Un génie sans ancêtres et sans postérité, un génie unique dans les annales de l’imagination créatrice, et qui du fond de son moi a tenté de construire un univers inconnu ; qui a rompu avec toutes les traditions et toutes les notions du passé, pour ne suivre en toutes choses que les inspirations de sa pensée souveraine ; qui a exploré jusque dans ses coins les plus reculés le domaine de la plastique, mais qui s’est aussi brisé et meurtri à ses bornes infranchissables ; un esprit qui a rêvé je ne sais quel sublime ἕν ϰαὶ πᾶν de l’art, et qui n’a laissé que de sublimes fragmens et débris ; qui a connu les plus fières extases aussi bien que les défaillances les plus déchirantes, et dont le nom marque à la fois l’apogée et la décadence de notre art moderne : tel nous apparaît Buonarotti aussitôt que nous ne craignons pas de le regarder en face, et de nous élever au-dessus de ces jugemens de convention qui, depuis les temps de Vasari, n’ont cessé d’avoir cours chez nous. Car il est permis d’appliquer à Michel-Ange ce que le poète français a dit d’un autre Titan, du César moderne :

Cet homme étrange avait comme enivré l’histoire,
La justice à l’œil froid disparut sous sa gloire !

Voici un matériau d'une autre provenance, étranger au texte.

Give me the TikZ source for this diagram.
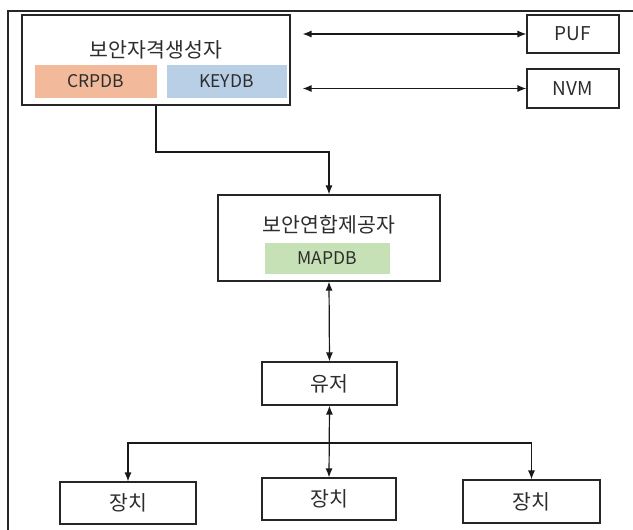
\documentclass[tikz,border=0pt]{standalone}
\usepackage{fontspec}
\setmainfont{Noto Sans CJK KR}
\usetikzlibrary{arrows.meta}
\definecolor{crp}{RGB}{242,186,155}
\definecolor{key}{RGB}{184,207,230}
\definecolor{map}{RGB}{198,225,182}
\definecolor{txt}{RGB}{45,45,45}
\tikzset{
  box/.style={draw=black!85, line width=1.1pt, fill=white, inner sep=0pt},
  lbl/.style={inner sep=0pt, text=txt, font=\fontsize{20.5}{22}\selectfont},
  lat/.style={inner sep=0pt, text=txt, font=\fontsize{19}{21}\selectfont},
  dbfill/.style={inner sep=0pt, draw=none, text=txt, font=\fontsize{17.5}{19}\selectfont},
  conn/.style={line width=1.2pt, draw=black!90, -{Latex[length=9pt,width=7pt]}},
  dconn/.style={line width=1.2pt, draw=black!90, {Latex[length=9pt,width=7pt]}-{Latex[length=9pt,width=7pt]}}
}
\begin{document}
\begin{tikzpicture}[x=1pt,y=-1pt]
\useasboundingbox (0,0) rectangle (633,530);
\draw[line width=1.1pt, black!85] (633,11) -- (8,11) -- (8,530);

% 보안자격생성자
\node[box, minimum width=268pt, minimum height=90pt] (A) at (156,60) {};
\node[lbl] (At) at (156,50) {보안자격생성자};
\node[dbfill, fill=crp, minimum width=122pt, minimum height=33pt] (crp) at (96,81) {CRPDB};
\node[dbfill, fill=key, minimum width=120pt, minimum height=33pt] (key) at (226.5,81) {KEYDB};

% PUF / NVM
\node[box, minimum width=92pt, minimum height=38pt] (P) at (573,34) {};
\node[lat] (Pt) at (P) {PUF};
\node[box, minimum width=92pt, minimum height=39pt] (N) at (573,88.5) {};
\node[lat] (Nt) at (N) {NVM};

% 보안연합제공자
\node[box, minimum width=222pt, minimum height=86pt] (B) at (329,238) {};
\node[lbl] (Bt) at (329,225) {보안연합제공자};
\node[dbfill, fill=map, minimum width=125pt, minimum height=31pt] (mapdb) at (327,258) {MAPDB};

% 유저
\node[box, minimum width=135pt, minimum height=43pt] (U) at (329.5,383.5) {};
\node[lbl] (Ut) at (U) {유저};

% 장치
\node[box, minimum width=136pt, minimum height=42pt] (L) at (128,503) {};
\node[lbl] (Lt) at (L) {장치};
\node[box, minimum width=134pt, minimum height=42pt] (M) at (329,499) {};
\node[lbl] (Mt) at (M) {장치};
\node[box, minimum width=137pt, minimum height=43pt] (R) at (531.5,501.5) {};
\node[lbl] (Rt) at (R) {장치};

% connectors
\draw[dconn] ([xshift=12pt]A.east |- P.west) -- (P.west);
\draw[dconn] ([xshift=12pt]A.east |- N.west) -- (N.west);
\coordinate (bend) at (156,152);
\draw[conn] (A.south) -- (bend) -| (B.north);
\draw[dconn] (B.south) -- (U.north);
\draw[dconn] (U.south) -- (M.north);
\coordinate (bus) at (329.5,443);
\draw[conn] (bus) -| (L.north);
\draw[conn] (bus) -| (R.north);
\end{tikzpicture}
\end{document}
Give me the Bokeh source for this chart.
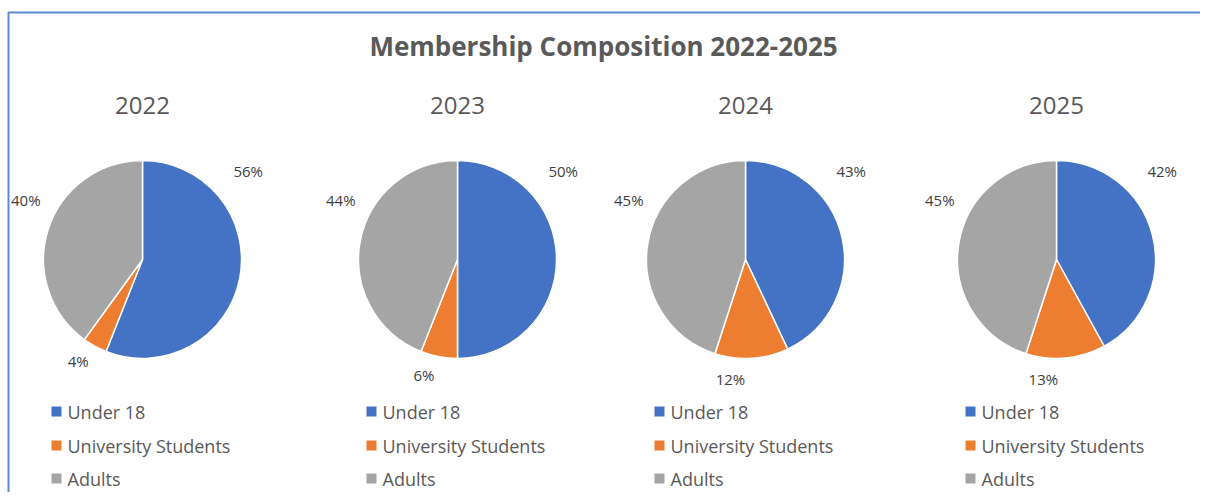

Eh bien ! je me trompe fort, ou à tous les points de vue indiqués ici, l’auteur de la Divine Comédie nous présente un spectacle très différent et complètement opposé. Loin d’abord de rompre comme Michel-Ange avec la tradition hiératique de l’art chrétien, et de rejeter le grand travail des générations passées, Dante a fait des croyances et des imaginations du moyen âge les fondemens mêmes de son œuvre immortelle. Il a pris à ce moyen âge les sujets, les types et les emblèmes ; il s’est inspiré de ses légendes religieuses, de ses fictions populaires, des contes de ses troubadours et trouvères : son poème est l’épopée par excellence de cette époque mémorable dont il reproduit les sentimens, les idées et jusqu’aux doctrines scolastiques. Ce n’est pas seulement dans ses détails, et ses épisodes, c’est dans tout son ensemble que ce merveilleux édifice est construit de matériaux préparés par une longue suite de siècles, de pierres tirées des rudes et primitifs monumens de la pensée catholique ou nationale, — pierres brutes et informes, mais qu’une main d’artiste magique a su façonner, polir et coordonner ensuite d’après un plan admirable. Notre Ugo Foscolo a été le premier à signaler ce fait, au commencement de ce siècle ; après lui nombre d’érudits ont suivi le sillon, et un Français a pu donner à une étude très ingénieuse sur ce sujet le titre aussi piquant que bien justifié de la Divine comédie avant Dante[1]. Telle légende

  1. Voyez cette étude de M.  Charles Labitte dans la Revue du 1er septembre 1842.